Dozens of trees and power lines were brought down by wind gusts of up to 122km/h as an icy storm front passed across the state’s south-east.
Emergency services were stretched to the limit clearing roads, rail lines and homes from fallen trees, branches and other debris, while police were kept busy responding to chaos on the roads, especially after fallen power lines forced the closure of the Nepean Highway between Aspendale and Mordialloc for about three hours in the early afternoon.
The situation went from bad to worse when a number of level crossings between the Nepean Highway and Station Street from Edithvale to Carrum were put out of action by electrical faults.
Things were no better for rail passengers, with trains suspended on the Frankston line between Moorabbin and Carrum in the early afternoon for about three hours after a tree fell onto the tracks at Highett.
Commuters were forced onto replacement buses, further complicating the situation on roads and ensuring lengthy delays for all.
However train services were thankfully restored on the Frankston line ahead of the afternoon peak.
Acting Sergeant Ian Billing of Mordialloc police described the situation as “hectic”.
With the highway shut, level crossings failing and numerous traffic lights out, police focused their attention on attempting to restore order to the roads as uniformed officers braved the bitter wind and rain to direct traffic.
More 60,000 Victorian homes were left without power, including 19,000 United Energy customers on the Mornington Peninsula.
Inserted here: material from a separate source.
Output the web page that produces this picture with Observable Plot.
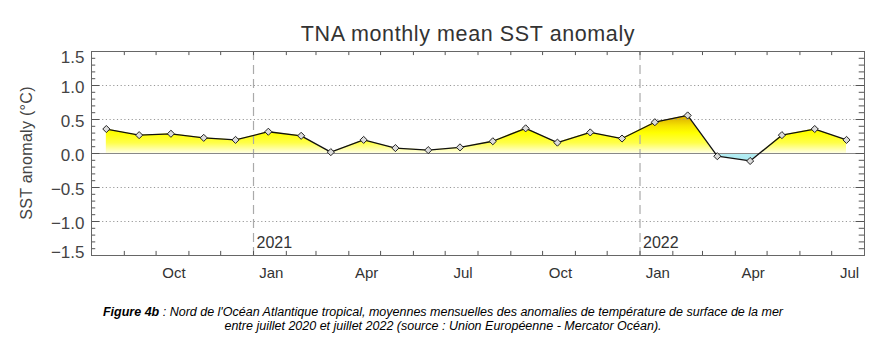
<!DOCTYPE html>
<html><head><meta charset="utf-8">
<script src="https://cdn.jsdelivr.net/npm/d3@7"></script>
<script src="https://cdn.jsdelivr.net/npm/@observablehq/plot@0.6"></script>
<style>
body{margin:0;background:#fff;width:886px;height:353px;position:relative;overflow:hidden;font-family:"Liberation Sans",Arial,sans-serif}
#chart{position:absolute;left:0;top:0}
#title{position:absolute;top:22px;left:468px;transform:translateX(-50%);white-space:nowrap;font-size:21.5px;color:#333;letter-spacing:0.6px}
#ylabel{position:absolute;left:27px;top:153px;transform:translate(-50%,-50%) rotate(-90deg);white-space:nowrap;font-size:16px;color:#444;letter-spacing:0.3px}
#caption{position:absolute;top:305px;left:0;width:886px;text-align:center;font-family:"Liberation Sans Narrow","Arial Narrow",sans-serif;font-stretch:condensed;font-style:italic;font-size:12.5px;line-height:14px;color:#000}
</style></head><body>
<div id="chart"></div>
<div id="title">TNA monthly mean SST anomaly</div>
<div id="ylabel">SST anomaly (°C)</div>
<div id="caption"><b>Figure 4b</b> : Nord de l'Océan Atlantique tropical, moyennes mensuelles des anomalies de température de surface de la mer<br>entre juillet 2020 et juillet 2022 (source : Union Européenne - Mercator Océan).</div>
<script>
const months = ["2020-08","2020-09","2020-10","2020-11","2020-12","2021-01","2021-02","2021-03","2021-04","2021-05","2021-06","2021-07","2021-08","2021-09","2021-10","2021-11","2021-12","2022-01","2022-02","2022-03","2022-04","2022-05","2022-06","2022-07"];
const anomalies = [0.36,0.27,0.29,0.23,0.20,0.32,0.26,0.02,0.20,0.08,0.05,0.09,0.18,0.37,0.16,0.31,0.22,0.46,0.56,-0.04,-0.11,0.27,0.36,0.20];
const monthTickMonths = ["2020-10","2021-01","2021-04","2021-07","2021-10","2022-01","2022-04","2022-07"];
const monthTickLabels = ["Oct","Jan","Apr","Jul","Oct","Jan","Apr","Jul"];
const yearLabels = ["2021","2022"];
const yTickValues = [-1.5,-1.0,-0.5,0.0,0.5,1.0,1.5];
const yTickLabels = ["\u22121.5","\u22121.0","\u22120.5","0.0","0.5","1.0","1.5"];
const gridValues = [-1.0,-0.5,0.5,1.0];

const parseM = d3.utcParse("%Y-%m");
const mid = m => d3.utcDay.offset(parseM(m), 14);
const data = months.map((m,i) => ({date: mid(m), v: anomalies[i]}));
const xStart = parseM("2020-08"), xEnd = parseM("2022-08");
const monthStarts = d3.utcMonth.range(d3.utcMonth.offset(xStart,1), xEnd);
const yearStarts = yearLabels.map(y => parseM(y + "-01"));
const minorY = d3.range(-15,16).map(d => d/10);
const majorY = yTickValues;
const tickLabelData = monthTickMonths.map((m,i) => ({date: mid(m), label: monthTickLabels[i]}));
const yLab = yTickValues.map((v,i) => ({v, label: yTickLabels[i]}));

const font = "Liberation Sans, Arial, sans-serif";
const chart = Plot.plot({
  width: 886, height: 290,
  marginLeft: 91, marginRight: 22, marginTop: 51, marginBottom: 35,
  style: {fontFamily: font, background: "#fff", overflow: "visible"},
  x: {type: "utc", domain: [xStart, xEnd], axis: null},
  y: {domain: [-1.5, 1.5], axis: null},
  marks: [
    Plot.areaY(data, {x: "date", y1: 0, y2: "v", fill: "url(#sstGrad)"}),
    Plot.ruleY(gridValues, {stroke: "#999", strokeDasharray: "1.2,2.5", strokeWidth: 1}),
    Plot.ruleX(yearStarts, {stroke: "#aaa", strokeDasharray: "9,5", strokeWidth: 1.2}),
    Plot.ruleY([0], {stroke: "#888", strokeWidth: 1.2}),
    Plot.line(data, {x: "date", y: "v", stroke: "#111", strokeWidth: 1.3}),
    Plot.dot(data, {x: "date", y: "v", symbol: "diamond2", r: 3.2, fill: "#dcdcdc", stroke: "#222", strokeWidth: 1}),
    Plot.ruleX(monthStarts, {y1: -1.5, y2: -1.44, stroke: "#555"}),
    Plot.ruleX(monthStarts, {y1: 1.5, y2: 1.44, stroke: "#555"}),
    Plot.ruleY(minorY, {x1: () => xStart, x2: () => d3.utcDay.offset(xStart, 4), stroke: "#555"}),
    Plot.ruleY(minorY, {x1: () => xEnd, x2: () => d3.utcDay.offset(xEnd, -5), stroke: "#555"}),
    Plot.ruleY(majorY, {x1: () => xStart, x2: () => d3.utcDay.offset(xStart, 8), stroke: "#555"}),
    Plot.ruleY(majorY, {x1: () => xEnd, x2: () => d3.utcDay.offset(xEnd, -8), stroke: "#555"}),
    Plot.frame({stroke: "#666", strokeWidth: 1}),
    Plot.text(yearStarts, {x: d => d, y: () => -1.31, text: (d,i) => yearLabels[i], textAnchor: "start", dx: 3, fontSize: 16, fill: "#333"}),
    Plot.text(tickLabelData, {x: "date", text: "label", frameAnchor: "bottom", dy: 18, dx: 3, lineAnchor: "middle", fontSize: 15, fill: "#333"}),
    Plot.text(yLab.filter(d => Math.abs(d.v) < 1.5), {y: "v", text: "label", frameAnchor: "left", dx: -7, dy: 2, textAnchor: "end", lineAnchor: "middle", fontSize: 17, fill: "#444"}),
    Plot.text(yLab.filter(d => d.v === 1.5), {y: "v", text: "label", frameAnchor: "left", dx: -7, dy: 6, textAnchor: "end", lineAnchor: "middle", fontSize: 17, fill: "#444"}),
    Plot.text(yLab.filter(d => d.v === -1.5), {y: "v", text: "label", frameAnchor: "left", dx: -7, dy: -3, textAnchor: "end", lineAnchor: "middle", fontSize: 17, fill: "#444"})
  ]
});

const ys = chart.scale("y");
const gTop = 0.6, gBot = -0.15;
const off = v => (gTop - v) / (gTop - gBot);
const stops = [
  [0.6, "#c49400"], [0.5, "#e2bc00"], [0.4, "#f6e400"], [0.3, "#ffff00"],
  [0.15, "#ffff4a"], [0.0, "#ffffe4"], [0.0, "#b6eef4"], [-0.15, "#a6e6ef"]
];
const ns = "http://www.w3.org/2000/svg";
const defs = document.createElementNS(ns, "defs");
const lg = document.createElementNS(ns, "linearGradient");
lg.setAttribute("id", "sstGrad");
lg.setAttribute("gradientUnits", "userSpaceOnUse");
lg.setAttribute("x1", 0); lg.setAttribute("x2", 0);
lg.setAttribute("y1", ys.apply(gTop)); lg.setAttribute("y2", ys.apply(gBot));
for (const [v, c] of stops) {
  const s = document.createElementNS(ns, "stop");
  s.setAttribute("offset", off(v));
  s.setAttribute("stop-color", c);
  lg.appendChild(s);
}
defs.appendChild(lg);
chart.insertBefore(defs, chart.firstChild);
document.getElementById("chart").appendChild(chart);
</script>
</body></html>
The State Emergency Services received more than 2000 requests for assistance, with the peninsula the hardest hit region.
Chelsea SES received about 100 calls for help, the majority concerning trees blocking roads, footpaths and driveways, however several houses were also damaged.
“It’s been an absolutely crazy day for us and no part of the Chelsea operational area was spared, with jobs coming in from Carrum to Mentone,” Phil Wall of Chelsea SES said.
“The wild and windy weather that had been threatening for the past few days arrived with a bang just before 11am, and within 30 minutes we had received 20 requests for assistance.
“At one point, we had three trees down on Station St at Aspendale, all within a 200 metre stretch. Building damage, trees down and trees blocking roads were the order of the day.”
One of the more urgent jobs attended by the unit was a in Scotch Parade, Chelsea, where a large tree crashed onto a house.
“The residents weren’t at home and we haven’t been able to contact them yet, so they’ll be in for a horrible surprise when they arrive home to see what has happened,” Mr Wall said.
He said the high volume of work meant SES crews had to prioritise tasks, with the number one priority clearing trees blocking roads.
“We’ll be working throughout the night and no doubt across the day tomorrow [Wednesday] to clear the backlog of jobs, so we’d ask people to be patient.”
The SES has also advised people not to get onto roofs or attempt to repair damage if it is not safe to do so, and to secure loose items in surrounding areas and not park under trees if avoidable.
Members of the public can call the SES on132 500 to report damage, or 000 in an emergency.